**DATA TO USE:**

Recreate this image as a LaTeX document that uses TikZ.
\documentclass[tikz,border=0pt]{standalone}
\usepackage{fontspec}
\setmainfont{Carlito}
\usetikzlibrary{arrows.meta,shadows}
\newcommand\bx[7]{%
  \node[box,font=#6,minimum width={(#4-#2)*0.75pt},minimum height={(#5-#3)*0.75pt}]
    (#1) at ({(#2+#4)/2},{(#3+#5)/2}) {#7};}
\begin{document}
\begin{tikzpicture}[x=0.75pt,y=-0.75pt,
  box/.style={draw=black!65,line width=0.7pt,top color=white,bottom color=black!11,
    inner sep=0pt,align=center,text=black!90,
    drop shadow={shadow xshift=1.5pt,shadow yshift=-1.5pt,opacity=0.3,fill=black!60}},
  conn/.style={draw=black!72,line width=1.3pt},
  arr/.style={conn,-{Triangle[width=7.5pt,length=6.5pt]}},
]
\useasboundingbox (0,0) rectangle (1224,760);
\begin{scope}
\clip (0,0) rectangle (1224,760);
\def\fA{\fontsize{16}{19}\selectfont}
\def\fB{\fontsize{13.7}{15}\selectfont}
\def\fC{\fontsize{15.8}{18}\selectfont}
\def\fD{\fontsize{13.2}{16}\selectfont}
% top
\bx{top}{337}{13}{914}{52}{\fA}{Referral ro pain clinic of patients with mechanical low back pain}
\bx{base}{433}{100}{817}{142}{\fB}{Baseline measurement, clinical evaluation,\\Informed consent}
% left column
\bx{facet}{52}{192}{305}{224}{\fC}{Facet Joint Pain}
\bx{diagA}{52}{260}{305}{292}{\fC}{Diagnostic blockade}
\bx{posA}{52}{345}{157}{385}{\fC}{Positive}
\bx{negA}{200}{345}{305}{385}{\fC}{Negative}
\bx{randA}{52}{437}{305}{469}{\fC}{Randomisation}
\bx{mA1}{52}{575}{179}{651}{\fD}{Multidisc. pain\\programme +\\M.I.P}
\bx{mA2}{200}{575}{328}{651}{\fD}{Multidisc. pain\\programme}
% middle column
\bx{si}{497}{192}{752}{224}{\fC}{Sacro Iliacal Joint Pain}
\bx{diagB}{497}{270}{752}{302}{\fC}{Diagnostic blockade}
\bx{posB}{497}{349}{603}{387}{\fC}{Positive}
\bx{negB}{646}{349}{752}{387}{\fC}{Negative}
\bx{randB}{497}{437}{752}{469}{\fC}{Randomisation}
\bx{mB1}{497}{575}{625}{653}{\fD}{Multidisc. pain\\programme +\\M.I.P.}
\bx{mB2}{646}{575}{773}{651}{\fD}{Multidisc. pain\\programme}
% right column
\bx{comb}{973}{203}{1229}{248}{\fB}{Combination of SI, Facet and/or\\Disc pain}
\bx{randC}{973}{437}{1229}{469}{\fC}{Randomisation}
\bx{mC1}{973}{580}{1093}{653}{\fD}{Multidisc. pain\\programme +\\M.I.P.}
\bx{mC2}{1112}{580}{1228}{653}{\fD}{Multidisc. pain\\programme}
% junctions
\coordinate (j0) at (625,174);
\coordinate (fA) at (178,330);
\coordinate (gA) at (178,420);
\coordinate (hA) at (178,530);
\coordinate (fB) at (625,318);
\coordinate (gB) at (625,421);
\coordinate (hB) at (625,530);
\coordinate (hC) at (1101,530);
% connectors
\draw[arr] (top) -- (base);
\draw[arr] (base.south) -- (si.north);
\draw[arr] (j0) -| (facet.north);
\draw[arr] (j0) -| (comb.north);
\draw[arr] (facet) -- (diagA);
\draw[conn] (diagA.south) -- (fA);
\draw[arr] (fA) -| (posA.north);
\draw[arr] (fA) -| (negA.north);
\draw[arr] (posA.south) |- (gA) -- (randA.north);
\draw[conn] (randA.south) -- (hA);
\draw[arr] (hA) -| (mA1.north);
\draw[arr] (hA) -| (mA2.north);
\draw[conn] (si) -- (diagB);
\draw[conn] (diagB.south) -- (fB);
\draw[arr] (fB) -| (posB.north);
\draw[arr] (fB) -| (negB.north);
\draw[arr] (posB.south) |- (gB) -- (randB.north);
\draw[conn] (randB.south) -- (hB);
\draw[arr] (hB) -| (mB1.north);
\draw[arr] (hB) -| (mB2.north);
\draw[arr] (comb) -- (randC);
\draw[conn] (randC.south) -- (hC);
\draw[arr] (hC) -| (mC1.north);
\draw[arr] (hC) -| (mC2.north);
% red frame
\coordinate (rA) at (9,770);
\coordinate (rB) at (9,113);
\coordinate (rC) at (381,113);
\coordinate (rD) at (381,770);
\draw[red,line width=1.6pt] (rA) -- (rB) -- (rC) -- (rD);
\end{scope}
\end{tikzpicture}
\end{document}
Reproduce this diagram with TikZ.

**WHAT THIS TASK INVOLVES:** Please quote the data above in full, with no line missing.

**CORRECT RESULT:**
Recreate this image as a LaTeX document that uses TikZ.
\documentclass[tikz,border=0pt]{standalone}
\usepackage{fontspec}
\setmainfont{Carlito}
\usetikzlibrary{arrows.meta,shadows}
\newcommand\bx[7]{%
  \node[box,font=#6,minimum width={(#4-#2)*0.75pt},minimum height={(#5-#3)*0.75pt}]
    (#1) at ({(#2+#4)/2},{(#3+#5)/2}) {#7};}
\begin{document}
\begin{tikzpicture}[x=0.75pt,y=-0.75pt,
  box/.style={draw=black!65,line width=0.7pt,top color=white,bottom color=black!11,
    inner sep=0pt,align=center,text=black!90,
    drop shadow={shadow xshift=1.5pt,shadow yshift=-1.5pt,opacity=0.3,fill=black!60}},
  conn/.style={draw=black!72,line width=1.3pt},
  arr/.style={conn,-{Triangle[width=7.5pt,length=6.5pt]}},
]
\useasboundingbox (0,0) rectangle (1224,760);
\begin{scope}
\clip (0,0) rectangle (1224,760);
\def\fA{\fontsize{16}{19}\selectfont}
\def\fB{\fontsize{13.7}{15}\selectfont}
\def\fC{\fontsize{15.8}{18}\selectfont}
\def\fD{\fontsize{13.2}{16}\selectfont}
% top
\bx{top}{337}{13}{914}{52}{\fA}{Referral ro pain clinic of patients with mechanical low back pain}
\bx{base}{433}{100}{817}{142}{\fB}{Baseline measurement, clinical evaluation,\\Informed consent}
% left column
\bx{facet}{52}{192}{305}{224}{\fC}{Facet Joint Pain}
\bx{diagA}{52}{260}{305}{292}{\fC}{Diagnostic blockade}
\bx{posA}{52}{345}{157}{385}{\fC}{Positive}
\bx{negA}{200}{345}{305}{385}{\fC}{Negative}
\bx{randA}{52}{437}{305}{469}{\fC}{Randomisation}
\bx{mA1}{52}{575}{179}{651}{\fD}{Multidisc. pain\\programme +\\M.I.P}
\bx{mA2}{200}{575}{328}{651}{\fD}{Multidisc. pain\\programme}
% middle column
\bx{si}{497}{192}{752}{224}{\fC}{Sacro Iliacal Joint Pain}
\bx{diagB}{497}{270}{752}{302}{\fC}{Diagnostic blockade}
\bx{posB}{497}{349}{603}{387}{\fC}{Positive}
\bx{negB}{646}{349}{752}{387}{\fC}{Negative}
\bx{randB}{497}{437}{752}{469}{\fC}{Randomisation}
\bx{mB1}{497}{575}{625}{653}{\fD}{Multidisc. pain\\programme +\\M.I.P.}
\bx{mB2}{646}{575}{773}{651}{\fD}{Multidisc. pain\\programme}
% right column
\bx{comb}{973}{203}{1229}{248}{\fB}{Combination of SI, Facet and/or\\Disc pain}
\bx{randC}{973}{437}{1229}{469}{\fC}{Randomisation}
\bx{mC1}{973}{580}{1093}{653}{\fD}{Multidisc. pain\\programme +\\M.I.P.}
\bx{mC2}{1112}{580}{1228}{653}{\fD}{Multidisc. pain\\programme}
% junctions
\coordinate (j0) at (625,174);
\coordinate (fA) at (178,330);
\coordinate (gA) at (178,420);
\coordinate (hA) at (178,530);
\coordinate (fB) at (625,318);
\coordinate (gB) at (625,421);
\coordinate (hB) at (625,530);
\coordinate (hC) at (1101,530);
% connectors
\draw[arr] (top) -- (base);
\draw[arr] (base.south) -- (si.north);
\draw[arr] (j0) -| (facet.north);
\draw[arr] (j0) -| (comb.north);
\draw[arr] (facet) -- (diagA);
\draw[conn] (diagA.south) -- (fA);
\draw[arr] (fA) -| (posA.north);
\draw[arr] (fA) -| (negA.north);
\draw[arr] (posA.south) |- (gA) -- (randA.north);
\draw[conn] (randA.south) -- (hA);
\draw[arr] (hA) -| (mA1.north);
\draw[arr] (hA) -| (mA2.north);
\draw[conn] (si) -- (diagB);
\draw[conn] (diagB.south) -- (fB);
\draw[arr] (fB) -| (posB.north);
\draw[arr] (fB) -| (negB.north);
\draw[arr] (posB.south) |- (gB) -- (randB.north);
\draw[conn] (randB.south) -- (hB);
\draw[arr] (hB) -| (mB1.north);
\draw[arr] (hB) -| (mB2.north);
\draw[arr] (comb) -- (randC);
\draw[conn] (randC.south) -- (hC);
\draw[arr] (hC) -| (mC1.north);
\draw[arr] (hC) -| (mC2.north);
% red frame
\coordinate (rA) at (9,770);
\coordinate (rB) at (9,113);
\coordinate (rC) at (381,113);
\coordinate (rD) at (381,770);
\draw[red,line width=1.6pt] (rA) -- (rB) -- (rC) -- (rD);
\end{scope}
\end{tikzpicture}
\end{document}
Reproduce this diagram with TikZ.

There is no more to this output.